YUMA, Ariz. — Chris Brown reported to Padre camp Saturday. Condition: in shape and out of sorts.
The third baseman, arriving four days before the reporting date for position players, ran a little, took a few ground balls and then talked.
Not about baseball, but about salary arbitration and his displeasure over the way the Padres handled the recent hearing, which Brown lost. After listening to both sides last week in New York, arbitrator Frederick Reel assigned him the Padres' $265,000 offer instead of his $410,000 demand.
Brown, who made $215,000 last year, said he was not complaining about the money. He said he wasn't happy with what the arbitrator was told about him.
"It's not that I lost, it's a matter of why I lost," said Brown, who was not at the arbitration hearing but was represented by agent Eric Goldschmidt. "I understand that a lot of deceiving was going on by management, that they said some things I don't agree with.
"I know every time you go to arbitration, you are going to get ripped, but I don't think they have to be unfair about it. I had a lot of faith in the Padres' management until then. I need to talk to them about it now."
Brown, who joined the Padres at midseason last year from the San Francisco Giants, said he would not specify the nature of his complaints until he discussed them with the Padres. General Manager Jack McKeon said it will be news to him.
"I thought everything was done very fairly, very cleanly," he said. "Both sides presented their case, and that was that."

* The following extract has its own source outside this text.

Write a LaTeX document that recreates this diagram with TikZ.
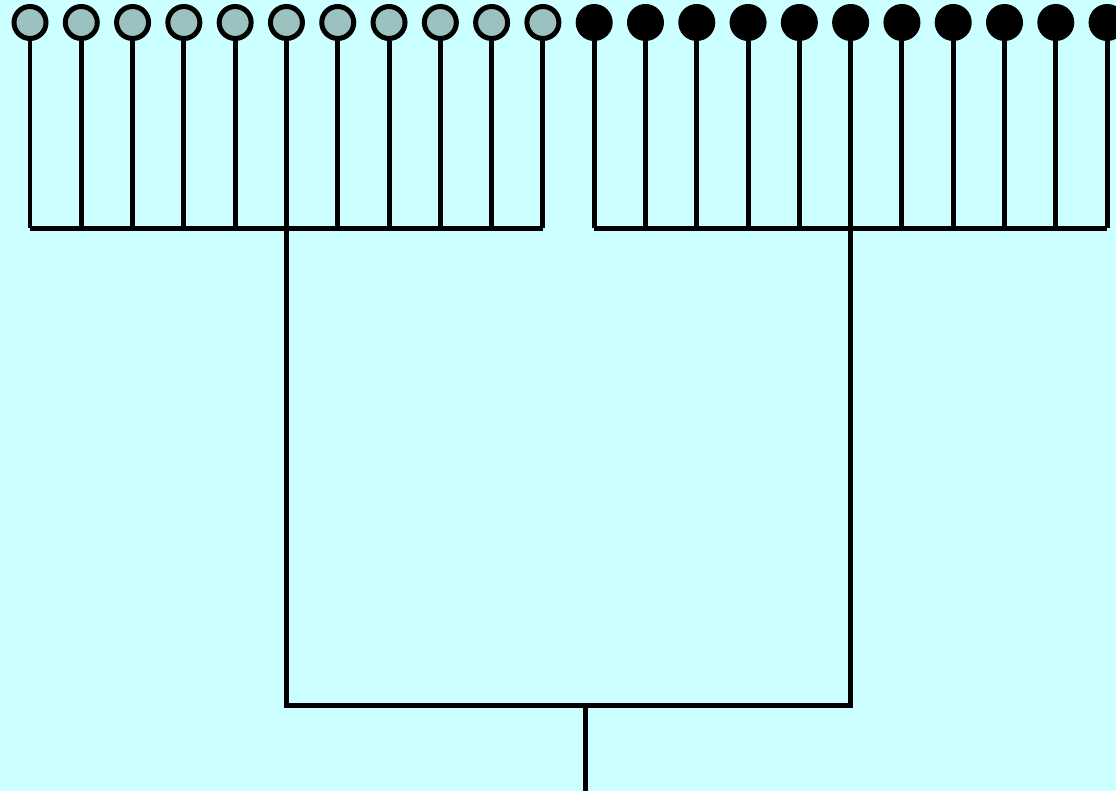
\documentclass[tikz,border=0pt]{standalone}
\usepackage{xcolor}
\usepackage{tikz}
\usetikzlibrary{positioning, calc}
\definecolor{bgcyan}{HTML}{CCFFFF}
\definecolor{leafgray}{HTML}{9BC2C0}
\tikzset{
  leaf/.style={circle, draw=black, line width=0.1cm, fill=leafgray,
    minimum size=0.64cm, inner sep=0pt},
  darkleaf/.style={leaf, fill=black},
  branch/.style={line width=0.1cm, black},
}

\begin{document}
\begin{tikzpicture}[x=0.02cm, y=-0.02cm]

\useasboundingbox[fill=bgcyan] (0,0) rectangle (1116,791);

% ---- Joints ----
\coordinate (bar) at (0,228);
\coordinate (root) at (585.7,705);
\coordinate (base) at (585.7,791);

% ---- Leaves ----
\foreach \i in {1,...,11}
  \node[leaf] (c\i) at ({30+(\i-1)*51.29},22.5) {};
\foreach \i in {12,...,22}
  \node[darkleaf] (c\i) at ({30+(\i-1)*51.29},22.5) {};

% ---- Stems ----
\foreach \i in {1,...,22}
  \draw[branch] (c\i.south) -- (c\i |- bar);

% ---- Bars ----
\draw[branch] (c1 |- bar) -- (c11 |- bar);
\draw[branch] (c12 |- bar) -- (c22 |- bar);
\draw[branch] (c6 |- bar) -- (c6 |- root) -- (c17 |- root) -- (c17 |- bar);
\draw[branch] (root) -- (base);

\end{tikzpicture}
\end{document}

Brown began last season with a broken jaw and didn't play after Sept. 14 because of a broken right hand. He played in only 82 games for the Padres and Giants combined. In 1986, he played in only 116 with the Giants because of a sore shoulder that later required surgery.

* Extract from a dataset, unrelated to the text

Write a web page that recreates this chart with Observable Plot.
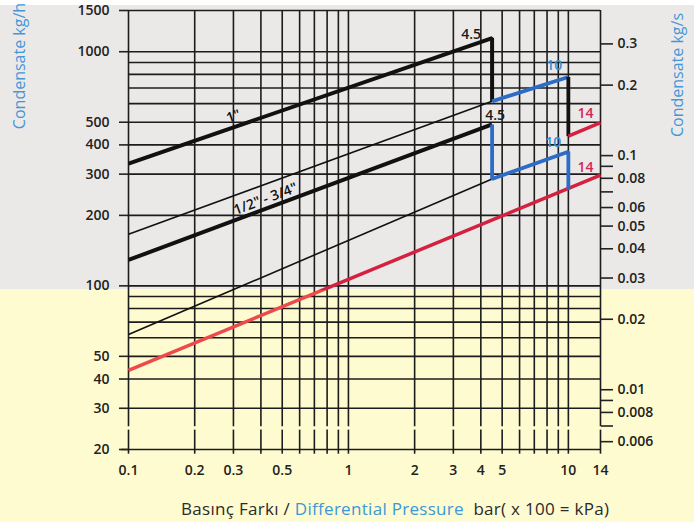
<!DOCTYPE html>
<html>
<head>
<meta charset="utf-8">
<script src="https://cdn.jsdelivr.net/npm/d3@7"></script>
<script src="https://cdn.jsdelivr.net/npm/@observablehq/plot@0.6"></script>
<style>
  html, body { margin: 0; padding: 0; }
  body {
    width: 694px; height: 522px; overflow: hidden; position: relative;
    background: linear-gradient(to bottom, #ffffff 0px, #ffffff 5px, #ebe9e8 5px, #ebe9e8 289px, #fefbd0 289px, #fefbd0 100%);
    font-family: "Open Sans", sans-serif;
  }
  #chart { position: absolute; left: 0; top: 0; }
  #caption {
    position: absolute; left: 181px; top: 497px; white-space: pre;
    font-size: 17px; letter-spacing: 0.3px; line-height: 24px; color: #2b2b2b;
  }
  .blue { color: #3a98d8; }
  .ytitle {
    position: absolute; width: 200px; height: 22px; line-height: 22px; text-align: center;
    font-size: 16px; color: #4596d6; transform: rotate(-90deg); transform-origin: 50% 50%; white-space: nowrap;
  }
</style>
</head>
<body>
<div id="chart"></div>
<div class="ytitle" style="left:-81px; top:55px;">Condensate kg/h</div>
<div class="ytitle" style="left:577px; top:64px;">Condensate kg/s</div>
<div id="caption">Basınç Farkı / <span class="blue">Differential Pressure</span>  bar( x 100 = kPa)</div>
<script>
// ---- scale / tick data ----
const xGridValues = [0.1, 0.2, 0.3, 0.4, 0.5, 0.6, 0.7, 0.8, 0.9, 1, 2, 3, 4, 5, 6, 7, 8, 9, 10, 14];
const xTickLabels = [0.1, 0.2, 0.3, 0.5, 1, 2, 3, 4, 5, 10, 14];
const yGridValues = [1500, 1000, 900, 800, 700, 600, 500, 400, 300, 200, 100, 90, 80, 70, 60, 50, 40, 30];
const yTickLabels = [1500, 1000, 500, 400, 300, 200, 100, 50, 40, 30, 20];
const kgsLabels = ["0.3", "0.2", "0.1", "0.08", "0.06", "0.05", "0.04", "0.03", "0.02", "0.01", "0.008", "0.006"];
const kgsMinor = [0.09, 0.07, 0.009, 0.007];
const secondsPerHour = 3600;

// ---- curves: differential pressure (bar) vs condensate (kg/h) ----
const oneInchP = [0.1, 4.5, 4.5];
const oneInchQ = [333, 1143, 614];
const oneInch10P = [4.5, 10];
const oneInch10Q = [614, 780];
const oneInchDropP = [10, 10];
const oneInchDropQ = [780, 436];
const oneInch14P = [10, 14];
const oneInch14Q = [436, 498];

const halfInchP = [0.1, 4.5];
const halfInchQ = [129, 489];
const halfInch10P = [4.5, 4.5, 10, 10];
const halfInch10Q = [489, 286, 374, 258];

const thinUpperP = [0.1, 4.5];
const thinUpperQ = [166, 614];
const thinLowerP = [0.1, 4.5];
const thinLowerQ = [62, 286];

const redLongP = [0.1, 14];
const redLongQ = [43.6, 297];

// label anchors
const oneInchLabel = {p: 0.3, q: 475, text: "1\""};
const halfInchLabel = {p: 0.42, q: 213, text: "1/2\" - 3/4\""};

const pts = (P, Q) => P.map((p, i) => ({p, q: Q[i]}));

const BLACK = "#111111", BLUE = "#2d6cc6", RED = "#d4213f", CORAL = "#ee4a4c";
const GRID = "#1c1c1c";
const LBLUE = "#3b8fd8", LRED = "#d6245a";

const kgsRows = kgsLabels.map(s => ({label: s, q: (+s) * secondsPerHour}));
const kgsTickValues = kgsRows.map(r => r.q).concat(kgsMinor.map(v => v * secondsPerHour));

const lineOpts = (stroke, w) => ({x: "p", y: "q", stroke, strokeWidth: w, strokeLinejoin: "miter", strokeLinecap: "butt"});

const endLabel = (P, Q, i, text, fill, dx, dy) =>
  Plot.text([{p: P[i], q: Q[i], text}], {x: "p", y: "q", text: "text", fill, dx, dy, fontSize: 14, fontWeight: 600, textAnchor: "middle"});

// gradient definition: crimson in the grey band, coral in the yellow band
const redDefs = () => {
  const svg = d3.create("svg:defs");
  const g = svg.append("linearGradient").attr("id", "redSplit").attr("gradientUnits", "userSpaceOnUse")
    .attr("x1", 0).attr("y1", 0).attr("x2", 0).attr("y2", 490);
  g.append("stop").attr("offset", 0).attr("stop-color", RED);
  g.append("stop").attr("offset", 289 / 490).attr("stop-color", RED);
  g.append("stop").attr("offset", 289 / 490).attr("stop-color", CORAL);
  g.append("stop").attr("offset", 1).attr("stop-color", CORAL);
  return svg.node();
};

const chart = Plot.plot({
  width: 694,
  height: 490,
  marginLeft: 128,
  marginRight: 94,
  marginTop: 10,
  marginBottom: 41,
  x: {type: "log", domain: [0.1, 14]},
  y: {type: "log", domain: [20, 1500]},
  style: {background: "transparent", fontFamily: "'Open Sans', sans-serif", fontSize: "14px", color: "#222"},
  marks: [
    redDefs,
    // grid
    Plot.ruleX(xGridValues, {x: d => d, y1: 25, y2: 1500, stroke: GRID, strokeWidth: 1.6}),
    Plot.ruleY(yGridValues, {y: d => d, x1: 0.1, x2: 14, stroke: GRID, strokeWidth: 1.6}),
    // x axis line and ticks
    Plot.ruleY([20], {y: d => d, x1: 0.093, x2: 14, stroke: GRID, strokeWidth: 1.6}),
    Plot.ruleX(xGridValues, {x: d => d, y1: 19.1, y2: 24.2, stroke: GRID, strokeWidth: 1.6}),
    Plot.axisX({ticks: xTickLabels, tickSize: 0, tickPadding: 16, tickFormat: d => String(d), label: null, fontWeight: 600, fontSize: 14}),
    Plot.axisY({anchor: "left", ticks: yTickLabels, tickSize: 9, tickPadding: 10, tickFormat: d => String(d), label: null, fontWeight: 600, fontSize: 14, strokeWidth: 1.6}),
    // right (kg/s) axis: ticks and labels
    Plot.axisY({anchor: "right", ticks: kgsTickValues, tickSize: 12, tickFormat: () => "", label: null, strokeWidth: 1.6}),
    Plot.text(kgsRows, {x: 14, y: "q", text: "label", dx: 17, textAnchor: "start", fontSize: 14, fontWeight: 600, fill: "#222"}),
    // thin lines
    Plot.line(pts(thinUpperP, thinUpperQ), lineOpts(BLACK, 1.6)),
    Plot.line(pts(thinLowerP, thinLowerQ), lineOpts(BLACK, 1.6)),
    // red long
    Plot.line(pts(redLongP, redLongQ), lineOpts("url(#redSplit)", 3.5)),
    // 1 inch
    Plot.line(pts(oneInchP, oneInchQ), lineOpts(BLACK, 4)),
    Plot.line(pts(oneInch10P, oneInch10Q), lineOpts(BLUE, 3.8)),
    Plot.line(pts(oneInchDropP, oneInchDropQ), lineOpts(BLACK, 3.8)),
    Plot.line(pts(oneInch14P, oneInch14Q), lineOpts(RED, 3.5)),
    // 1/2 - 3/4 inch
    Plot.line(pts(halfInchP, halfInchQ), lineOpts(BLACK, 4)),
    Plot.line(pts(halfInch10P, halfInch10Q), lineOpts(BLUE, 3.8)),
    // end labels
    endLabel(oneInchP, oneInchQ, 1, "4.5", "#1a1a1a", -21, -4),
    endLabel(halfInchP, halfInchQ, 1, "4.5", "#1a1a1a", 3, -9),
    endLabel(oneInch10P, oneInch10Q, 1, "10", LBLUE, -14, -11),
    endLabel(halfInch10P, halfInch10Q, 2, "10", LBLUE, -15, -9),
    endLabel(oneInch14P, oneInch14Q, 1, "14", LRED, -15, -9),
    endLabel(redLongP, redLongQ, 1, "14", LRED, -15, -8),
    // size labels along lines
    Plot.text([oneInchLabel], {x: "p", y: "q", text: "text", rotate: -19, dy: -11, fontSize: 14, fontWeight: 600, fill: "#111"}),
    Plot.text([halfInchLabel], {x: "p", y: "q", text: "text", rotate: -20.5, dy: -10, fontSize: 14, fontWeight: 600, fill: "#111"})
  ]
});
document.getElementById("chart").appendChild(chart);
</script>
</body>
</html>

Brown intimated that because of his limited playing time, the Padres likened him to a utility player despite a .284 average over the past two seasons.
"This wasn't the issue of a raise, it was the issue of what they felt I was worth," Brown said. "They felt I wasn't worth any more than a utility player. Jose Oquendo (of St. Louis) makes more than I, and he's a utility player."
If nothing else, Brown has been inspired. "I've got to go out this year and prove everybody wrong," he said. "I want to go out, play between 147-158 games. This arbitration is over. It will not bother me on the field. I won't let this make a difference."
Padre Manager Larry Bowa was glad to see Brown and said they didn't even discuss arbitration.
"I don't even like to know how much money a player makes," Bowa said. "All of that is completely out of my hands and of no concern to me. We didn't talk about it, and we won't talk about it. That's between him and the front office."
In the every-little-edge department, the Padres had contracted with Mesa Community College for use of their field during the upcoming 11-day trip to Phoenix. It is the first time during their annual Phoenix trip that they will be able to work out on a field other than their opponent's.
"I thought last year we went backward over there," Bowa said. "The guys who aren't playing in the games get eight swings in the cage before the games, and that's it. Now we've got a place to send our pitchers who we aren't using, or send hitters who are getting a day off.
"In the past, if we got rained out, whoever we were playing wouldn't let us use their field for anything that day. Now we can still go somewhere and get some work in."